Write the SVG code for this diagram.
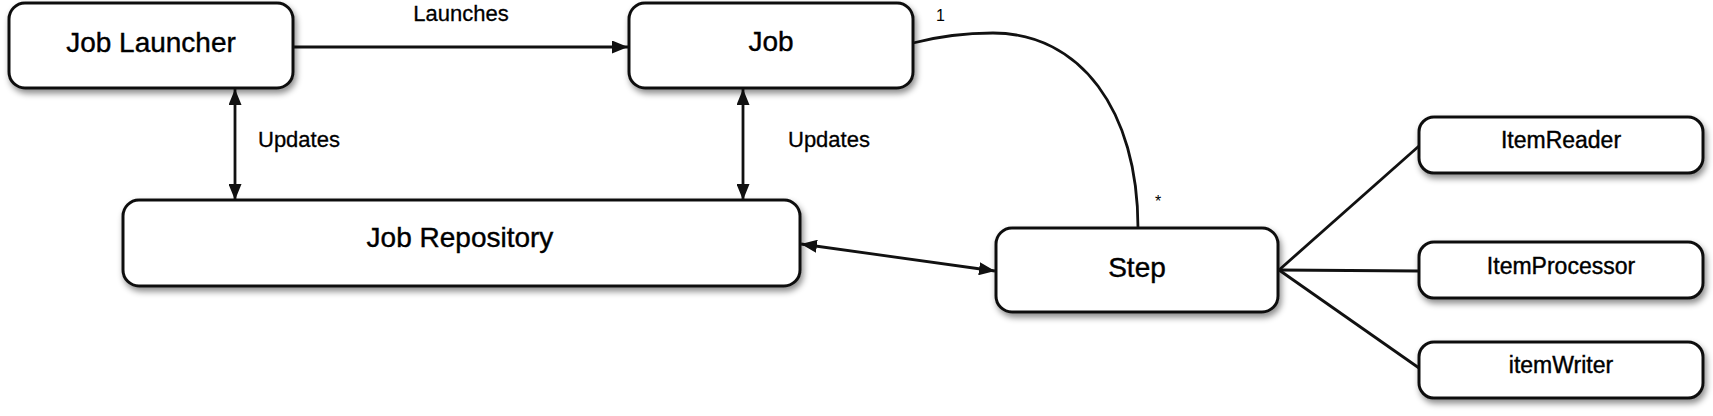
<svg xmlns="http://www.w3.org/2000/svg" width="1713" height="416" viewBox="0 0 1713 416">
<defs>
<style>
.box{fill:#fff;stroke:#111;stroke-width:3;filter:url(#sh)}
.lbl{font-family:"Liberation Sans",Arial,sans-serif;fill:#000;stroke:#000;stroke-width:0.4;text-anchor:middle}
.big{font-size:28px}
.itm{font-size:23px}
.edge{font-family:"Liberation Sans",Arial,sans-serif;fill:#000;stroke:#000;stroke-width:0.3;font-size:22px}
.small{font-family:"Liberation Sans",Arial,sans-serif;fill:#000;font-size:16px}
.con{fill:none;stroke:#111;stroke-width:2.8}
</style>
<filter id="sh" x="-10%" y="-20%" width="120%" height="150%">
<feDropShadow dx="2" dy="4" stdDeviation="3" flood-color="#000" flood-opacity="0.45"/>
</filter>
<marker id="ah" markerUnits="userSpaceOnUse" markerWidth="17" markerHeight="13" refX="16" refY="6.5" orient="auto-start-reverse">
<path d="M0,0 L16,6.5 L0,13 z" fill="#111"/>
</marker>
</defs>
<rect width="1713" height="416" fill="#fff"/>
<g id="connectors">
<line class="con" x1="293" y1="47" x2="628" y2="47" marker-end="url(#ah)"/>
<line class="con" x1="235" y1="89" x2="235" y2="200" marker-start="url(#ah)" marker-end="url(#ah)"/>
<line class="con" x1="743" y1="89" x2="743" y2="200" marker-start="url(#ah)" marker-end="url(#ah)"/>
<line class="con" x1="801" y1="244" x2="995" y2="271" marker-start="url(#ah)" marker-end="url(#ah)"/>
<path class="con" d="M913,43 C940,36 965,33 993,33 C1080,33 1138,110 1138,228"/>
<line class="con" x1="1279" y1="270" x2="1419" y2="146"/>
<line class="con" x1="1279" y1="270" x2="1419" y2="271"/>
<line class="con" x1="1279" y1="270" x2="1419" y2="368"/>
<text class="edge" x="461" y="21" text-anchor="middle">Launches</text>
<text class="edge" x="258" y="147">Updates</text>
<text class="edge" x="788" y="147">Updates</text>
<text class="small" x="936" y="21">1</text>
<text class="small" x="1155" y="207">*</text>
</g>
<g id="job-launcher">
<rect class="box" x="9" y="3" width="284" height="85" rx="16"/>
<text class="lbl big" x="151" y="52">Job Launcher</text>
</g>
<g id="job">
<rect class="box" x="629" y="3" width="284" height="85" rx="16"/>
<text class="lbl big" x="771" y="51">Job</text>
</g>
<g id="job-repository">
<rect class="box" x="123" y="200" width="677" height="86" rx="16"/>
<text class="lbl big" x="460" y="247">Job Repository</text>
</g>
<g id="step">
<rect class="box" x="996" y="228" width="282" height="84" rx="16"/>
<text class="lbl big" x="1137" y="277">Step</text>
</g>
<g id="item-reader">
<rect class="box" x="1419" y="117" width="284" height="56" rx="15"/>
<text class="lbl itm" x="1561" y="148">ItemReader</text>
</g>
<g id="item-processor">
<rect class="box" x="1419" y="242" width="284" height="56" rx="15"/>
<text class="lbl itm" x="1561" y="274">ItemProcessor</text>
</g>
<g id="item-writer">
<rect class="box" x="1419" y="342" width="284" height="56" rx="15"/>
<text class="lbl itm" x="1561" y="373">itemWriter</text>
</g>
</svg>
|---|
[STATED TASK]:
Reproduce all of the material exactly, apart from the pictures.

[TASK ANSWER]:
Write the SVG code for this diagram.
<svg xmlns="http://www.w3.org/2000/svg" width="1713" height="416" viewBox="0 0 1713 416">
<defs>
<style>
.box{fill:#fff;stroke:#111;stroke-width:3;filter:url(#sh)}
.lbl{font-family:"Liberation Sans",Arial,sans-serif;fill:#000;stroke:#000;stroke-width:0.4;text-anchor:middle}
.big{font-size:28px}
.itm{font-size:23px}
.edge{font-family:"Liberation Sans",Arial,sans-serif;fill:#000;stroke:#000;stroke-width:0.3;font-size:22px}
.small{font-family:"Liberation Sans",Arial,sans-serif;fill:#000;font-size:16px}
.con{fill:none;stroke:#111;stroke-width:2.8}
</style>
<filter id="sh" x="-10%" y="-20%" width="120%" height="150%">
<feDropShadow dx="2" dy="4" stdDeviation="3" flood-color="#000" flood-opacity="0.45"/>
</filter>
<marker id="ah" markerUnits="userSpaceOnUse" markerWidth="17" markerHeight="13" refX="16" refY="6.5" orient="auto-start-reverse">
<path d="M0,0 L16,6.5 L0,13 z" fill="#111"/>
</marker>
</defs>
<rect width="1713" height="416" fill="#fff"/>
<g id="connectors">
<line class="con" x1="293" y1="47" x2="628" y2="47" marker-end="url(#ah)"/>
<line class="con" x1="235" y1="89" x2="235" y2="200" marker-start="url(#ah)" marker-end="url(#ah)"/>
<line class="con" x1="743" y1="89" x2="743" y2="200" marker-start="url(#ah)" marker-end="url(#ah)"/>
<line class="con" x1="801" y1="244" x2="995" y2="271" marker-start="url(#ah)" marker-end="url(#ah)"/>
<path class="con" d="M913,43 C940,36 965,33 993,33 C1080,33 1138,110 1138,228"/>
<line class="con" x1="1279" y1="270" x2="1419" y2="146"/>
<line class="con" x1="1279" y1="270" x2="1419" y2="271"/>
<line class="con" x1="1279" y1="270" x2="1419" y2="368"/>
<text class="edge" x="461" y="21" text-anchor="middle">Launches</text>
<text class="edge" x="258" y="147">Updates</text>
<text class="edge" x="788" y="147">Updates</text>
<text class="small" x="936" y="21">1</text>
<text class="small" x="1155" y="207">*</text>
</g>
<g id="job-launcher">
<rect class="box" x="9" y="3" width="284" height="85" rx="16"/>
<text class="lbl big" x="151" y="52">Job Launcher</text>
</g>
<g id="job">
<rect class="box" x="629" y="3" width="284" height="85" rx="16"/>
<text class="lbl big" x="771" y="51">Job</text>
</g>
<g id="job-repository">
<rect class="box" x="123" y="200" width="677" height="86" rx="16"/>
<text class="lbl big" x="460" y="247">Job Repository</text>
</g>
<g id="step">
<rect class="box" x="996" y="228" width="282" height="84" rx="16"/>
<text class="lbl big" x="1137" y="277">Step</text>
</g>
<g id="item-reader">
<rect class="box" x="1419" y="117" width="284" height="56" rx="15"/>
<text class="lbl itm" x="1561" y="148">ItemReader</text>
</g>
<g id="item-processor">
<rect class="box" x="1419" y="242" width="284" height="56" rx="15"/>
<text class="lbl itm" x="1561" y="274">ItemProcessor</text>
</g>
<g id="item-writer">
<rect class="box" x="1419" y="342" width="284" height="56" rx="15"/>
<text class="lbl itm" x="1561" y="373">itemWriter</text>
</g>
</svg>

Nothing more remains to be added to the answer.